Prière et réparation

10 mars 2022

Au cœur du Carême, le troisième dimanche a été choisi par les évêques de France pour que nous puissions, porter dans notre prière communautaire – avec toutes les autres paroisses de France – l’intention des personnes qui ont été victimes de violences et d’agressions sexuelles, d’abus de pouvoir et de conscience au sein de l’Eglise dans notre pays et dans notre diocèse. Voici quelques points d’éclairage pour que nous puissions nous y préparer.

Dans le prolongement de la soirée du 16 novembre dernier, je vous invite à une veillée qui aura lieu au presbytère d’Orange le vendredi 18 mars à 20h30 à la salle paroissiale. Nous regarderons ensemble la vidéo-témoignage d’une victime, Véronique Garnier. Puis nous aurons un temps d’échange avant de lire quelques textes de réflexion et prier...

Samedi 19 et dimanche 20 mars, lors des messes dominicales, nous commencerons la messe avec le chant :

Nous formons un même corps, nous qui avons part au même pain ;
et Jésus-Christ est la tête de ce Corps, l’Eglise du Seigneur.

L’acte pénitentiel du début de la messe sera développé : nous prendrons le temps de nous mettre à genoux et d’entrer dans un grand silence. Nous nous relèverons pour exprimer notre demande de pardon au Seigneur et, ainsi, reconnaître que nous n’avons pas mesuré, à cause de la dureté de notre cœur, la gravité de ces atteintes.

Dans la prière universelle, nous demanderons une plus grande charité : nous demanderons au Seigneur son aide pour que, tous, membres du même Corps du Christ, nous soyons respectueux des personnes dans leur intégrité.

Comment nous sentir concernés par cette démarche ? Le péché n’est-il pas un acte personnel ? CEC 1868
A moins d’avoir nous aussi participé à des abus, à moins de les avoir cachés ou d’avoir protégé ceux qui ont fait le mal (cf. Catéchisme de l’Eglise Catholique n°1868), notre responsabilité n’est pas engagée.

Pour nous sentir concernés par cette démarche, rappelons-nous que tout péché porte atteinte à la solidarité humaine (cf. Catéchisme de l’Eglise Catholique n°1872). Tous les péchés - même et surtout les plus cachés - viennent blesser toute l’Église : quand un membre souffre, tous les membres souffrent.

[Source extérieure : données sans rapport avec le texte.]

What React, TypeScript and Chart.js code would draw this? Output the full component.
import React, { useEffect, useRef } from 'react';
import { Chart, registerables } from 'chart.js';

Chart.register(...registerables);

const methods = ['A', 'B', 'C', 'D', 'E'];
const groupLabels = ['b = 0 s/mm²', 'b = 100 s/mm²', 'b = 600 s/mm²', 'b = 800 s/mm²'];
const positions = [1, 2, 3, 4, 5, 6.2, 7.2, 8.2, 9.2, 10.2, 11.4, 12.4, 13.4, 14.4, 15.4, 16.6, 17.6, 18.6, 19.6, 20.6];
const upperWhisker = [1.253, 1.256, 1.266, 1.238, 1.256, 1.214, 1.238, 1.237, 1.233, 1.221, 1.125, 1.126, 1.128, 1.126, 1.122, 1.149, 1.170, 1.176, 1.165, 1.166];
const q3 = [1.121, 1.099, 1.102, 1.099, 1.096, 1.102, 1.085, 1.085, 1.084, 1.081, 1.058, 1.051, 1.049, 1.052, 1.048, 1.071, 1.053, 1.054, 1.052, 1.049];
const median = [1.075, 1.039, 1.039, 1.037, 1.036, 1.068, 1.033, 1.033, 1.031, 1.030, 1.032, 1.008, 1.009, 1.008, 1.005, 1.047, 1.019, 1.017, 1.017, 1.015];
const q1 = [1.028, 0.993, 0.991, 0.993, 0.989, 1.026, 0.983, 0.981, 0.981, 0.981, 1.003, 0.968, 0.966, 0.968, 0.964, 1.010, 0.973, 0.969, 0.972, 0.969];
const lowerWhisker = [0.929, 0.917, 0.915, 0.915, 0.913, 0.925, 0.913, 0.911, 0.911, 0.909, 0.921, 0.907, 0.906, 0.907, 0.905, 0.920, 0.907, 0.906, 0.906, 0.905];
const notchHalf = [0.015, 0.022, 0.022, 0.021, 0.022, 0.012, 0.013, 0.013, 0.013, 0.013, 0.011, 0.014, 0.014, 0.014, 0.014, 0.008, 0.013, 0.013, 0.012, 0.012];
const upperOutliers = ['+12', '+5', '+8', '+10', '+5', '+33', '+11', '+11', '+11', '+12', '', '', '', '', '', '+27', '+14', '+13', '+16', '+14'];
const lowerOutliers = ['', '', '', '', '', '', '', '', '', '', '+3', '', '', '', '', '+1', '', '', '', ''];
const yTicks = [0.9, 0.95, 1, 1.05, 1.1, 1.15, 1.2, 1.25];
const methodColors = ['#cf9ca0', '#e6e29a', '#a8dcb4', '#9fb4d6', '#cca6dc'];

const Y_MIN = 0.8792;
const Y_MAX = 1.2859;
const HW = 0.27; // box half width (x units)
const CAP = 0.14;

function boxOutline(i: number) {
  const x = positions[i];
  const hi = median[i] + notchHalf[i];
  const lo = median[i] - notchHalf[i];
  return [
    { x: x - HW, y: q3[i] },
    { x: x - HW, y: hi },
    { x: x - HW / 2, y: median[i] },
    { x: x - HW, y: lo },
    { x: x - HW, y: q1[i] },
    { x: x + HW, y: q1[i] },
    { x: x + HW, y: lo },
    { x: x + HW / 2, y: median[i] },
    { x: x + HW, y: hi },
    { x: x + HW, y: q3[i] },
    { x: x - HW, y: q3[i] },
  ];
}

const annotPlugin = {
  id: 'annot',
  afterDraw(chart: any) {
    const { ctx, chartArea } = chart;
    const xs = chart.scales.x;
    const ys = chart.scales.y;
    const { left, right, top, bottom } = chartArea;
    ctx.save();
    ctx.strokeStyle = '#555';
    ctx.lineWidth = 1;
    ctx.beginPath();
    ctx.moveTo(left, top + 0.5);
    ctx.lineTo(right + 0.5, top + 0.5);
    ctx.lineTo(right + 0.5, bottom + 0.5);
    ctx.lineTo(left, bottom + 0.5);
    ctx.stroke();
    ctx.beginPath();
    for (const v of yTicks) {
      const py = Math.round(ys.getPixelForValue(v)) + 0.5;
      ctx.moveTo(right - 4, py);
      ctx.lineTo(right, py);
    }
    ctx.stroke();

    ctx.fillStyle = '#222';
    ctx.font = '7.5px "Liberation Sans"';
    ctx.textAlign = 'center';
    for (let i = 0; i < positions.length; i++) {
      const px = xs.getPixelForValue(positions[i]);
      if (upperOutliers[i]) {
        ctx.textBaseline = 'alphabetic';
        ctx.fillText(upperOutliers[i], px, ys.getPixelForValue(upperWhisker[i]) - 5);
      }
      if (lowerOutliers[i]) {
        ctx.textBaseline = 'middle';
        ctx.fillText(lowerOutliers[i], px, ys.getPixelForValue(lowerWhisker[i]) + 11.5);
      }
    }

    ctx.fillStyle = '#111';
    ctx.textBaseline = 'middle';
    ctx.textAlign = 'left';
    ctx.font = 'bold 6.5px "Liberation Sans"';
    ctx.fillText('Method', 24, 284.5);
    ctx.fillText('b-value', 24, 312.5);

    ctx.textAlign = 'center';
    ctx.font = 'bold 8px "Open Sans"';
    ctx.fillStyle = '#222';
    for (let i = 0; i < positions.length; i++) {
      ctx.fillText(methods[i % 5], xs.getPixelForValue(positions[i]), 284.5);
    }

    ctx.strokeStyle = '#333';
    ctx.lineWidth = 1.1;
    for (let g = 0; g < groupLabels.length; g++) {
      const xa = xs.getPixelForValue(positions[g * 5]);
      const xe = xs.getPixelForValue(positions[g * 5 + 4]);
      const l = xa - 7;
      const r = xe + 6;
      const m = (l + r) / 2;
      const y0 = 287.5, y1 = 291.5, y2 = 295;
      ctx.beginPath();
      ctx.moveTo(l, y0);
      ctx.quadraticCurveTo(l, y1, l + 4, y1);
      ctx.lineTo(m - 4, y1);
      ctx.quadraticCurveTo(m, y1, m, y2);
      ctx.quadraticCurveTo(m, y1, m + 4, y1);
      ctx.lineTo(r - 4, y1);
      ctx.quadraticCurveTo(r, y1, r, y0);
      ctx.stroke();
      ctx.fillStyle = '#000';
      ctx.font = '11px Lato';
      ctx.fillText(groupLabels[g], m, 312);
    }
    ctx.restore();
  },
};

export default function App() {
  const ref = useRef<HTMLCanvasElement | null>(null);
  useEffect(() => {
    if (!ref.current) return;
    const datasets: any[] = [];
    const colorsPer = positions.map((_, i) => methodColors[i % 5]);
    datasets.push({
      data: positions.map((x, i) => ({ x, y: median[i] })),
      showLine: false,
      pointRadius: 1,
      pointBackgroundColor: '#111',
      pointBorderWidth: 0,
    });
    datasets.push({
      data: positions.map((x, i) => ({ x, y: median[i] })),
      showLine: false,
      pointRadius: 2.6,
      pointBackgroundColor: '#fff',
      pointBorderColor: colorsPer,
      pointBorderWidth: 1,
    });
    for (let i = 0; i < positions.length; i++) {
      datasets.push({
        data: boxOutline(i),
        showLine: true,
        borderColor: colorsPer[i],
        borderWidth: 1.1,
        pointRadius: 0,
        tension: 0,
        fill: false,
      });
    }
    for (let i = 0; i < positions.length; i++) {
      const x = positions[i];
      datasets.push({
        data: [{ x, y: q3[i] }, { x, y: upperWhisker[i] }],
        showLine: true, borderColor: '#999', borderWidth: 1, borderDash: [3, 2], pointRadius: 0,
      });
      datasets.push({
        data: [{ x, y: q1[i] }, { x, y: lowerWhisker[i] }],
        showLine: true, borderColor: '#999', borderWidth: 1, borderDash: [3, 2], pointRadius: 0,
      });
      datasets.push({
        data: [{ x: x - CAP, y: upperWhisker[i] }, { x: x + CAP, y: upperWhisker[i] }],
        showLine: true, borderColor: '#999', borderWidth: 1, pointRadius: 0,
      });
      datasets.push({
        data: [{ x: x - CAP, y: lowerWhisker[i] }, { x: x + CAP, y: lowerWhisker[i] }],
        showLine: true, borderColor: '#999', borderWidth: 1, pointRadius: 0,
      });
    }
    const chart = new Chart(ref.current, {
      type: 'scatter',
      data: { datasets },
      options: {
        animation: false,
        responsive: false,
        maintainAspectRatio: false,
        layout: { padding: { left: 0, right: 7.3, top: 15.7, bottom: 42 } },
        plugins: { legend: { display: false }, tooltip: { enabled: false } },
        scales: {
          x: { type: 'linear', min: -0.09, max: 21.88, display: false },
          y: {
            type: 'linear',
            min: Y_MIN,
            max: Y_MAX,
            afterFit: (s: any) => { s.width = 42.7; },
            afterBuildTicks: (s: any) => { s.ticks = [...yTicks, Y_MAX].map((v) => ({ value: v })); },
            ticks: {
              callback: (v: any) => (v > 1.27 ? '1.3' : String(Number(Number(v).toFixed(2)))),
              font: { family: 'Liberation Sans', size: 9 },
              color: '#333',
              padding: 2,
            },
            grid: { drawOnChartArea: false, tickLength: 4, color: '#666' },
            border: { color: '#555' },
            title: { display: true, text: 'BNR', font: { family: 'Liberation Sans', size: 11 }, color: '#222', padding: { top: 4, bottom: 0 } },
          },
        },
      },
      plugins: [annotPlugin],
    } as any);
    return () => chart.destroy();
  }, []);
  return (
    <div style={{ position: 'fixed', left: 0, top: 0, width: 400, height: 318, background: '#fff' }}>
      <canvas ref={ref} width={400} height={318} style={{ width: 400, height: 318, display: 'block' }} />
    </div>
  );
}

Mais… l’Eglise n’est-elle pas sainte ? Oui, elle l’est : « je crois, nous croyons en l’Eglise Sainte » : elle est l’épouse du Christ qui l’a aimée et l’aime, Jésus qui a donné sa vie pour nous afin de se présenter son Eglise comme une épouse sainte et sans tâche. Mais si l’Eglise est sainte, elle est encore imparfaite. Ce n’est pas contradictoire.

A chaque moment de son histoire et jusqu’à la venue du Christ dans la gloire, l’Eglise est imparfaite dans ses membres qui n’accomplissent pas les commandements de Jésus qui nous appelle à la conversion et à la charité. Elle est ce champ où se côtoient l’ivraie et le bon grain, les justes et les pécheurs. Ce n’est qu’au jour du Jugement, quand Jésus aura fait le tri entre les bons et les mauvais, que la perfection de l’Eglise sera accomplie.

Pourtant, depuis son commencement sur la Croix et jusqu’à aujourd’hui, la vocation de l’Eglise est d’être le visage du Christ pour le monde. Quand nous constatons que ce visage est défiguré – et il l’a été très gravement – par le péché de ces abus, faisons la vérité et sachons le reconnaître. C’est la vérité d’une Eglise pénitente dont les membres se reconnaissent pécheurs devant Dieu et devant leurs frères : par solidarité (traduction simple de la communion des saints), chacun de nous peut demander pardon au Seigneur et se tourner vers ses frères et sœurs victimes pour leur dire : « ce que vous avez subi me touche aussi parce que nous sommes membres les uns des autres. » Nous aurons aussi peut-être à coeur de leur demander pardon.
Dimanche prochain, l’Église nous offre les moyens de réparer – un peu – les graves fautes commises. Ne craignons pas d’apporter notre contribution à cette prière de réparation. Faisons l’acte de foi que notre démarche fera du bien à toute l’Eglise puisque ses différents membres auront ainsi le souci les uns des autres. Cf. 1 Cor 12, 25
La miséricorde n’est pas de l’ordre d’un pardon aveugle, mais d’une réconciliation qui suppose un rapprochement vis-à-vis des personnes qui ont été offensées, la mise en lumière de la vérité et surtout… la grâce de Dieu qui donne à ses enfants la parole du pardon et de la réconciliation. Notre Eglise n’en sera que plus belle et pacifiée.